Material for the task
..........
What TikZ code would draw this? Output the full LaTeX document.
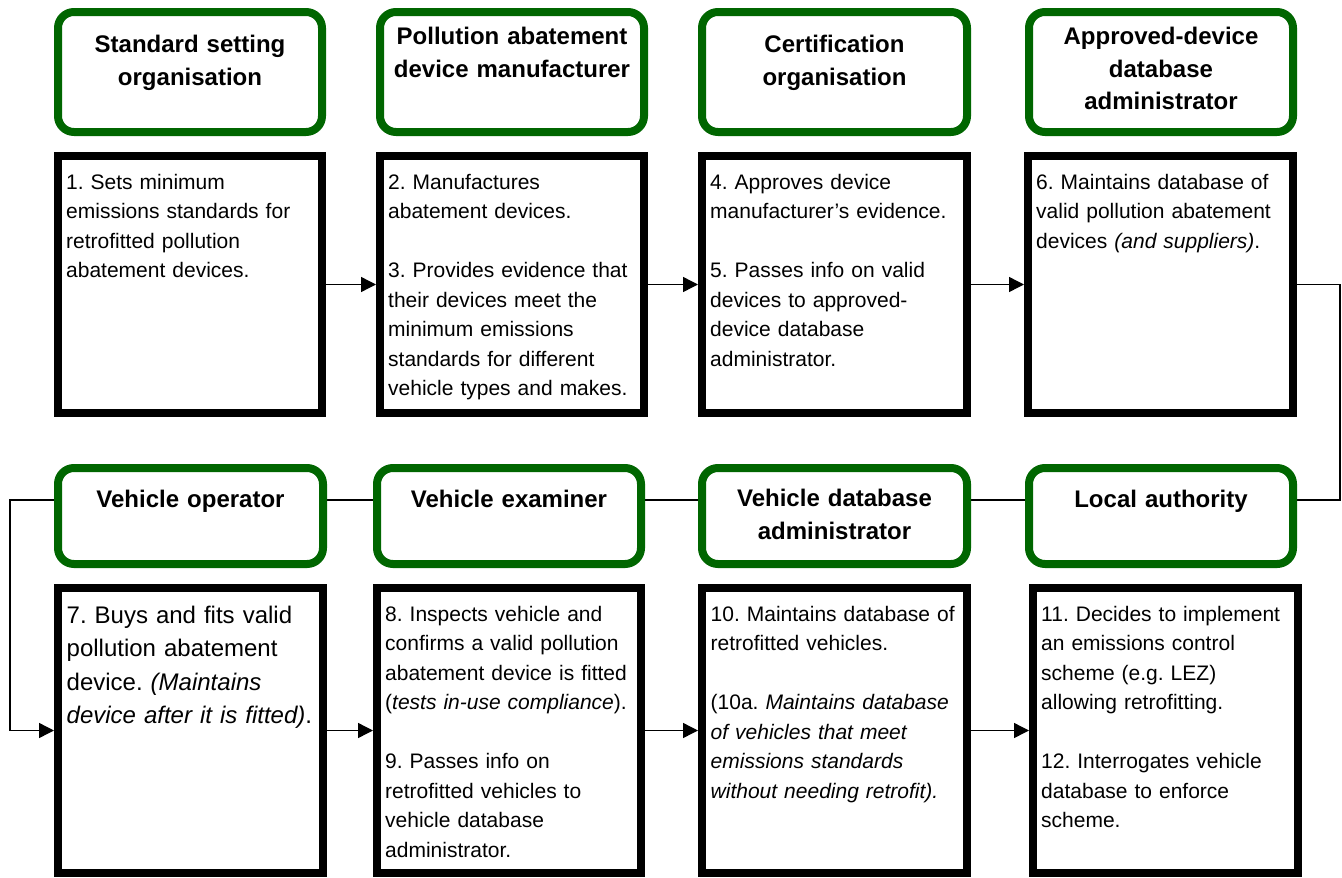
..........
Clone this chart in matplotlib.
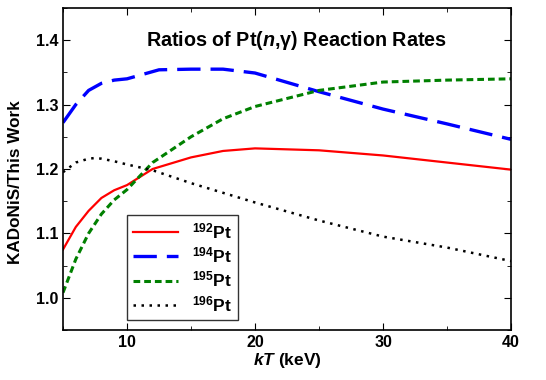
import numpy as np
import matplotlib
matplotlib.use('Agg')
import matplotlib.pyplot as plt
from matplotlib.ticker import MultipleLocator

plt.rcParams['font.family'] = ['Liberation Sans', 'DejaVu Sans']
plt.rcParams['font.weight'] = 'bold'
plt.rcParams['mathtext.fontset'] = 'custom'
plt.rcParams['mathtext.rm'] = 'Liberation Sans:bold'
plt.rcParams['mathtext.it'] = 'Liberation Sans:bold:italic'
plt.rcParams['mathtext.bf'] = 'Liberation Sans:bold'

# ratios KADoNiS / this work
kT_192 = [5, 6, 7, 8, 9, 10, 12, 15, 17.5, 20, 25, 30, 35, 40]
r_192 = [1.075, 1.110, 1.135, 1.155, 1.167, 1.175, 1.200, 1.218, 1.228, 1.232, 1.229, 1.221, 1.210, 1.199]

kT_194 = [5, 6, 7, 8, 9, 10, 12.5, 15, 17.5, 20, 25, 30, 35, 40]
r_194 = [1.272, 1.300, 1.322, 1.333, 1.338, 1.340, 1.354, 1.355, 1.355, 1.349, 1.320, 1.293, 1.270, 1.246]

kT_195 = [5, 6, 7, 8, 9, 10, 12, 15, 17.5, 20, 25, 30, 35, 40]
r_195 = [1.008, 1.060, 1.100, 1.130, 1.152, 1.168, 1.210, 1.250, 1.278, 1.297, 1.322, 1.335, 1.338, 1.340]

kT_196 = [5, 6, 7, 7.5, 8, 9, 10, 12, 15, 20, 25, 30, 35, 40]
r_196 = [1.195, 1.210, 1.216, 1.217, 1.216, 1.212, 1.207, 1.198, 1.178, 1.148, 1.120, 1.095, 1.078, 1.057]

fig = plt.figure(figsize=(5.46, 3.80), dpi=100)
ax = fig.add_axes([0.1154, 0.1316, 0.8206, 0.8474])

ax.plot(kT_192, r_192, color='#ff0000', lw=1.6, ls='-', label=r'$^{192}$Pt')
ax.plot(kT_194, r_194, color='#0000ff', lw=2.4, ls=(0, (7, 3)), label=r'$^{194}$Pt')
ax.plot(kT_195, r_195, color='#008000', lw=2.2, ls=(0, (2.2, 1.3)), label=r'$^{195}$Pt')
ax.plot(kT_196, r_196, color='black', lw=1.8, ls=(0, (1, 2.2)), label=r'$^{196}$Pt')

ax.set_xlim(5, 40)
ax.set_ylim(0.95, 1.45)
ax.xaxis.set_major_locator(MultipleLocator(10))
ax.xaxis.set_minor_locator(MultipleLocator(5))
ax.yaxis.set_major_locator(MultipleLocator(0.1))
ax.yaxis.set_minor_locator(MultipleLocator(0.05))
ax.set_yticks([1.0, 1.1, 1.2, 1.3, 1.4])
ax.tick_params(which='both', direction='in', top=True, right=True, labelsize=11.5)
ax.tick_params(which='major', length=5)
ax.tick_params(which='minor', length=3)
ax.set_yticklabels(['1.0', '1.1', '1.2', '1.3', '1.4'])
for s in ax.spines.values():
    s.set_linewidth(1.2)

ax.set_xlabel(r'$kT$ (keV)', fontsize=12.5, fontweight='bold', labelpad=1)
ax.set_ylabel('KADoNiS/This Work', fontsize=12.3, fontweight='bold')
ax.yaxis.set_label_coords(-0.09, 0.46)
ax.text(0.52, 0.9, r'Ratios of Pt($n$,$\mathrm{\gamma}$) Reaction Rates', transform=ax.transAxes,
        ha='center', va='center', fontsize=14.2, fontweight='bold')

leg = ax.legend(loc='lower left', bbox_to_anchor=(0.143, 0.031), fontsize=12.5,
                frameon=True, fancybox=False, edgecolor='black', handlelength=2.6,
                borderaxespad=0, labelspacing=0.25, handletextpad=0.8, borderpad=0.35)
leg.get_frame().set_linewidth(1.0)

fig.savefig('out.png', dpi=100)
..........
Given problem
Search the records above for the string "matplotlib". Copy every line that contains it.

Task result
Clone this chart in matplotlib.
import matplotlib
matplotlib.use('Agg')
import matplotlib.pyplot as plt
from matplotlib.ticker import MultipleLocator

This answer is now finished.